Par conséquent, le Conseil d'Etat est prêt à travailler sur les deux propositions de motions qui vous sont soumises. D'ailleurs, il ne les a pas attendues pour le faire, parce que c'est une question de bon sens, comme je viens de le dire. Quant à la pétition, elle peut à mon avis être rejetée, même si la situation des Erythréens est particulière. Nous savons là aussi que la Confédération peut, dans le cadre de l'article 43, alinéa 3, de la loi sur l'asile, prendre des dispositions générales pour l'ensemble des personnes en provenance d'un pays. Il est évidemment souhaitable que cela puisse être fait pour ces jeunes. Cela ne veut pas dire que, parce que la Confédération ne l'a pas fait, ces jeunes vont être renvoyés.
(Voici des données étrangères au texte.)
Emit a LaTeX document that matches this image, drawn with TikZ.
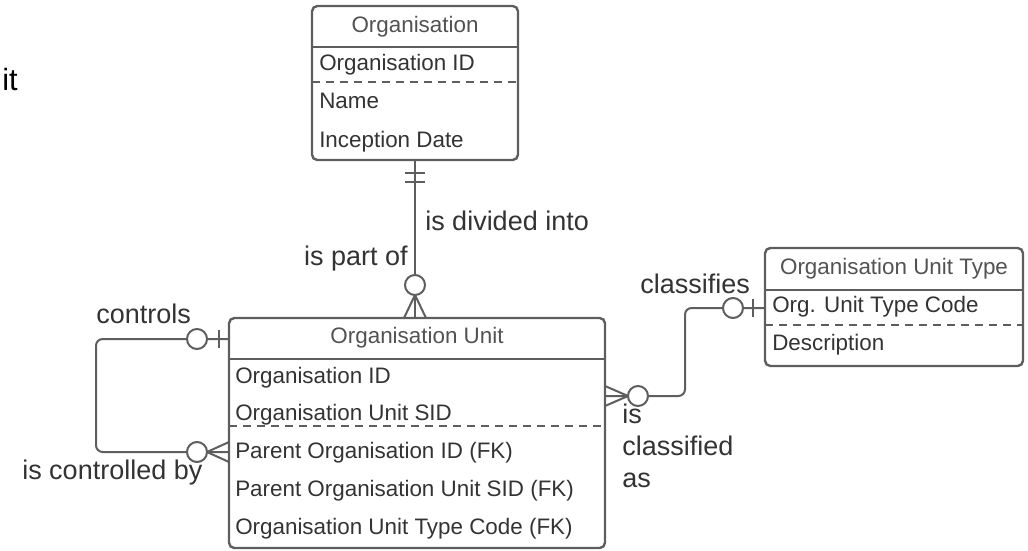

Comme vous le savez, selon les cas particuliers et pour autant que la personne concernée ait montré par son attitude sur notre territoire qu'elle le mérite, le canton soutient systématiquement une demande d'admission provisoire pour qu'elle puisse poursuivre sa formation, poursuivre ses études. Peut-être qu'un jour, elle deviendra Suissesse ou Suisse, comme beaucoup d'autres arrivés avec une nationalité étrangère dans notre pays. La condition est évidemment d'accepter nos lois, d'accepter nos règles. Pour le reste, il est clair que nous avons tout intérêt à ce que ces personnes subviennent elles-mêmes à leurs besoins. (Applaudissements.)
Le président. Merci bien. Nous allons passer aux votes, en commençant par la M 2526.
Mise aux voix, la motion 2526 est adoptée et renvoyée au Conseil d'Etat par 76 oui contre 6 non et 2 abstentions.
Le président. Nous passons à la pétition 2066.
Mises aux voix, les conclusions de la commission des affaires sociales (renvoi de la pétition 2066 au Conseil d'Etat) sont adoptées par 51 oui contre 8 non et 27 abstentions.
Le président. Nous terminons avec la M 2524.
Mise aux voix, la motion 2524 est adoptée et renvoyée au Conseil d'Etat par 62 oui contre 6 non et 16 abstentions.